Michelangelo Pistoletto was born in Biella and grew up in Turin, where he experienced art at a young age by frequenting his father's (who was also an artist) restoration workshop. One defining feature of all Pistoletto's work is the involvement of the viewer. In the Quadri specchianti – at the start of our museum journey – the viewer is automatically involved in the work and this attaches new meanings to the art. It's not just about observing, the viewer participates. And is reflected. In every sense. Next, we find works emblematic of Arte Povera, for example Venere degli stracci (Venus of the rags) (1967), and such installations as the Labirinto (1969), an intricate cardboard labyrinth that doesn’t conceal but instead reveals the exit, with an old historic work at the centre Pozzo- cartone e specchio (well - cardboard and mirror) (1965-66). The next room contains video, photographs, posters of various theatre shows and collections from the seventies demonstrating the artist's desire to take art away from institutions and bring it among the people. Advancing through the years and spaces, we arrive at a large reflective table, which faithfully reproduces the shape of the Mediterranean basin, surrounded by chairs from different countries and cultures (Love Difference - Mar Mediterraneo, 2003).
An entire section of the exhibition is dedicated to Segno Arte, a quest that induced Pistoletto to invite artists from all over the world to create their own segno arte (sign for art). His own piece comprises two intersecting triangles, one above the other, designed to hold a person with legs and arms outstretched. Difficult to explain, but its significance becomes crystal clear. Having completed the museum exhibition tour, we walk through the streets of Borgo di Ascona to the other two sites, where we will find two “terzi paradisi” (third paradises). The first one comprising ninety saplings is in the park of the Castello San Materno museum and will host events throughout the summer. The other one, complete with rocks smoothed by time, takes us to Monte Verità, the hill above Ascona, cradle of the town’s culture.

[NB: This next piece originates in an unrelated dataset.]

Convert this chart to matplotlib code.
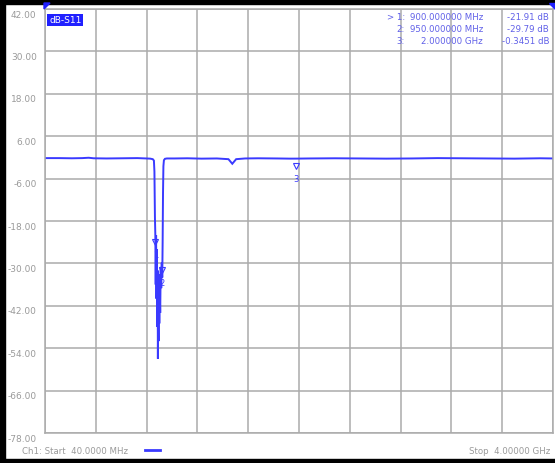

Admiring the Third Paradise, bound forever to Monte Verità, involves getting the feel of the park, passing through the Casa del tè (House of tea) with its small but idyllic plantation and walking among the ancient trees to the renovated Elisarion Pavilion. “The Third Paradise that welcomes the procreative belly of a new humanity in the central circle, could not have been better located”. The symbol comprises two contiguous circles at the edges of a central circle reproducing the infinity sign. The two outside circles represent the first paradise (when humankind was at one with nature) and the second paradise (the artificial, man-made one). The central circle represents the equilibrium in the conflict between nature and the artificial world: a new model of a sustainable, democratic and inclusive society. A symbol that, given by the same artist at Monte Verità, assumes a profound significance and casts a clear light on the presence of the exhibition at Ascona. There is a lot to admire about this exhibition, but most of all to live and feel, much like the town where it is located.